** Start Input records **

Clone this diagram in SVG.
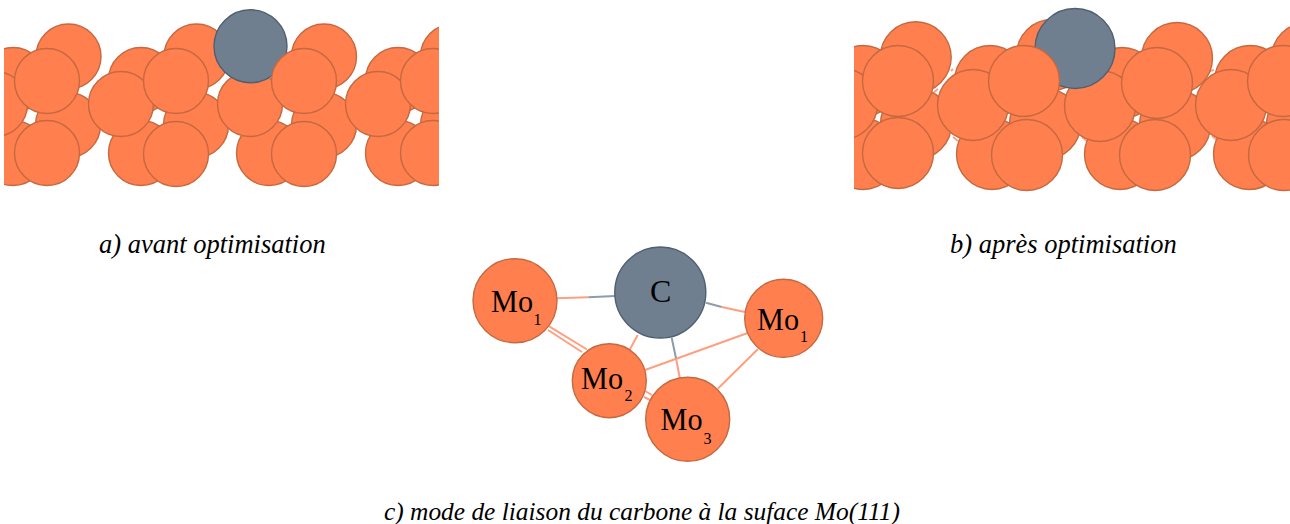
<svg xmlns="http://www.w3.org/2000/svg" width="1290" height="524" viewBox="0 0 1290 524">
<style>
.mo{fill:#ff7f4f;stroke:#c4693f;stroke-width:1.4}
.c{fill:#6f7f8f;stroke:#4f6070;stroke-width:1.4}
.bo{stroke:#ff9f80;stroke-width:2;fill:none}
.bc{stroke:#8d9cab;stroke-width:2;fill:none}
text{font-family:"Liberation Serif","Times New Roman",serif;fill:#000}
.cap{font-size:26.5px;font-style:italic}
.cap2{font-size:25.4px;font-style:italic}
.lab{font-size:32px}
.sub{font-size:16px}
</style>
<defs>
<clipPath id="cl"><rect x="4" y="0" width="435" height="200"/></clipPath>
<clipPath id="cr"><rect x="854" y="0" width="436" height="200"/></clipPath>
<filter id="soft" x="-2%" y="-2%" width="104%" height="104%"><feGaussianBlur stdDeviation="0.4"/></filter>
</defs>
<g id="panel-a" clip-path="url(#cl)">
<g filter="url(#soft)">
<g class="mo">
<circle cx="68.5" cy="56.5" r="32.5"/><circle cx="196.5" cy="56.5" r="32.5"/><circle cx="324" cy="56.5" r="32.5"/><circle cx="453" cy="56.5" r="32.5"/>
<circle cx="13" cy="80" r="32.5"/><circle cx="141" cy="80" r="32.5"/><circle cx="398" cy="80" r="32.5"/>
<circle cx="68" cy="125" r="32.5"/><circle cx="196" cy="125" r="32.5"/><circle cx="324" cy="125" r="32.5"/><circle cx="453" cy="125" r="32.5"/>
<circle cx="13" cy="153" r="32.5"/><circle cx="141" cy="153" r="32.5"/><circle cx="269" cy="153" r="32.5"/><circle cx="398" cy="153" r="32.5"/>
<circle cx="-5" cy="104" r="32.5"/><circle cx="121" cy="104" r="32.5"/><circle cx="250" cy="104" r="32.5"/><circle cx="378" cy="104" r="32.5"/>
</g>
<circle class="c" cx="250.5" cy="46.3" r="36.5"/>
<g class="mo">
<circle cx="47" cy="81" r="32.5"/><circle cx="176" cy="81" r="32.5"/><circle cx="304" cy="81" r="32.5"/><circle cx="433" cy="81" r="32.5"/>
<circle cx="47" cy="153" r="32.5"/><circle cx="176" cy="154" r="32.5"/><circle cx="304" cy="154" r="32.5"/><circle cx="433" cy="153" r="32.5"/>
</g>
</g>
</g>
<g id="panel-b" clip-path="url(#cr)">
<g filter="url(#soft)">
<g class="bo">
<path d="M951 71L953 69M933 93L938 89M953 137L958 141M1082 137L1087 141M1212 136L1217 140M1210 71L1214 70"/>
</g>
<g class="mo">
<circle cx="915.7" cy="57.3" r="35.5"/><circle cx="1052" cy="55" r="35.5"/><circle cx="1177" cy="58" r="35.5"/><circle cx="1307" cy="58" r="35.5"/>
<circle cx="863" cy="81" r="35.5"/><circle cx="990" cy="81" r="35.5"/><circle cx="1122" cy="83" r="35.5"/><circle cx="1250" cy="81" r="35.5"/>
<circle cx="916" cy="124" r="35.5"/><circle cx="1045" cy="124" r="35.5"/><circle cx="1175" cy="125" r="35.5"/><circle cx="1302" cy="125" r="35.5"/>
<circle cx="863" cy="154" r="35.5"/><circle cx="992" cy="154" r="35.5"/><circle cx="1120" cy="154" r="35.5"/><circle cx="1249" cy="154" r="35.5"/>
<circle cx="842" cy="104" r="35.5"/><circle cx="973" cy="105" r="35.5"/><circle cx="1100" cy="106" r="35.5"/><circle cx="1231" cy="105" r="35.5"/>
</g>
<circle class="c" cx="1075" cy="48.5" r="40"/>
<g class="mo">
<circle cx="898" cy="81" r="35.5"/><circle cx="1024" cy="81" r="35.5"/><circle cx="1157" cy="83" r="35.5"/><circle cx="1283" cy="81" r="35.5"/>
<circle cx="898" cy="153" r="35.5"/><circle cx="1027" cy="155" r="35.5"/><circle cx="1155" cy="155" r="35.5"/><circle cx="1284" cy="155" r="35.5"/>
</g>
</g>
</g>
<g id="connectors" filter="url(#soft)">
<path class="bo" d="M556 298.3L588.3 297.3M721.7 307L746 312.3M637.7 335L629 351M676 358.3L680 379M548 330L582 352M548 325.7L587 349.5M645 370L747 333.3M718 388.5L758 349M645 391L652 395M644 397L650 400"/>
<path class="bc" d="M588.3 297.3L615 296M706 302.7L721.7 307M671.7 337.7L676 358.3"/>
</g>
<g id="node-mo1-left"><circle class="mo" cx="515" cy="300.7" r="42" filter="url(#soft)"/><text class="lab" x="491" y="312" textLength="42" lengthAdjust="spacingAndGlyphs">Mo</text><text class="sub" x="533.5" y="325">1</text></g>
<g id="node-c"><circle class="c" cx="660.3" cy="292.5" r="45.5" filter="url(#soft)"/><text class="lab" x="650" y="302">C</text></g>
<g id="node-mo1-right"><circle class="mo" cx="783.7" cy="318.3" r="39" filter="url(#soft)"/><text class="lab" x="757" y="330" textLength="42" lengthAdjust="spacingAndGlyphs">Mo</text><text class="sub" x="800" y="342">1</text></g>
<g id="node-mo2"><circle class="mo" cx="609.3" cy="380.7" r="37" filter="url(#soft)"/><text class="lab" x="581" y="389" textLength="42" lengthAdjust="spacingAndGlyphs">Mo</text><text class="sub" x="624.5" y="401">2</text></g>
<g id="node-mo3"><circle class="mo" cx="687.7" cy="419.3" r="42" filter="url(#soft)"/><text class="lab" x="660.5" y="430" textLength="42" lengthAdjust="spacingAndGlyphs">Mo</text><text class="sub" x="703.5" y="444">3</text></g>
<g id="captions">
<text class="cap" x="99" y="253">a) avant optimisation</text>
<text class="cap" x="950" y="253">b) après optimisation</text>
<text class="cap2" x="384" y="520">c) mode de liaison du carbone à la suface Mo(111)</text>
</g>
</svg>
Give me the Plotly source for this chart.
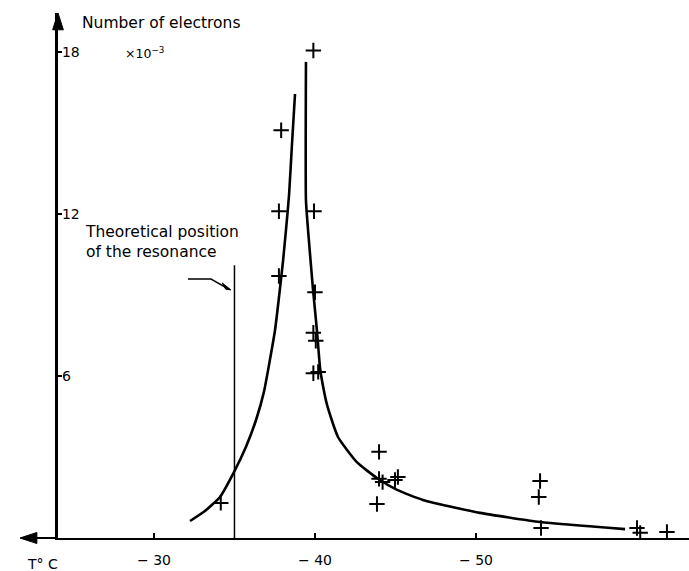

** End Input records **
** Start Input records **

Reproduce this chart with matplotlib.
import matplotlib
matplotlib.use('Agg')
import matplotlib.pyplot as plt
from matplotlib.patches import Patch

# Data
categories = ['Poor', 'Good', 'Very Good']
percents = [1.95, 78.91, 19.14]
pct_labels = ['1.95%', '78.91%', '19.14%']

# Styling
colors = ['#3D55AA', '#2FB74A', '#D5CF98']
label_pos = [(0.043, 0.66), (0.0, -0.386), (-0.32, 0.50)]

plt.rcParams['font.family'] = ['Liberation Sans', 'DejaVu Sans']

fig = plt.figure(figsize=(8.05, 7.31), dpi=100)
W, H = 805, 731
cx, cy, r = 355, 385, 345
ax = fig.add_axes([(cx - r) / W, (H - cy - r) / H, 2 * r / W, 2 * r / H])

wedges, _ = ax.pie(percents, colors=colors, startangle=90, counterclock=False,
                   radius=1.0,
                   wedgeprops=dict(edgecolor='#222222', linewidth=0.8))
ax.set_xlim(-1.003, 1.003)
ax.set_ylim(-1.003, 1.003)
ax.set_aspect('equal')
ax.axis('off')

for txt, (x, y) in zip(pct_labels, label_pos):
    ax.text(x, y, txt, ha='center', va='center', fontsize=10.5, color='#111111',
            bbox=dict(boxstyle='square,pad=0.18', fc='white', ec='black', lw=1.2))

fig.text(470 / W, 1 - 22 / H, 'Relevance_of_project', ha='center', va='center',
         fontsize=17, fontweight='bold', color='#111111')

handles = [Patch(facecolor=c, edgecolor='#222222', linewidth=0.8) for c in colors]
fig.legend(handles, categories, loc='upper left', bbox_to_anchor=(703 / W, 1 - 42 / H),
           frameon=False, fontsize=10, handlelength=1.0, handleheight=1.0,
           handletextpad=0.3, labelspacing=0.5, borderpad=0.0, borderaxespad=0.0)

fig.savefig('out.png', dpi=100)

** End Input records **

* Goal: Only the lines from the one bearing "Reproduce this chart with matplotlib." through the one bearing "pct_labels = ['1.95%', '78.91%', '19.14%']" should be repeated, exactly as given.

* Output below:
Reproduce this chart with matplotlib.
import matplotlib
matplotlib.use('Agg')
import matplotlib.pyplot as plt
from matplotlib.patches import Patch

# Data
categories = ['Poor', 'Good', 'Very Good']
percents = [1.95, 78.91, 19.14]
pct_labels = ['1.95%', '78.91%', '19.14%']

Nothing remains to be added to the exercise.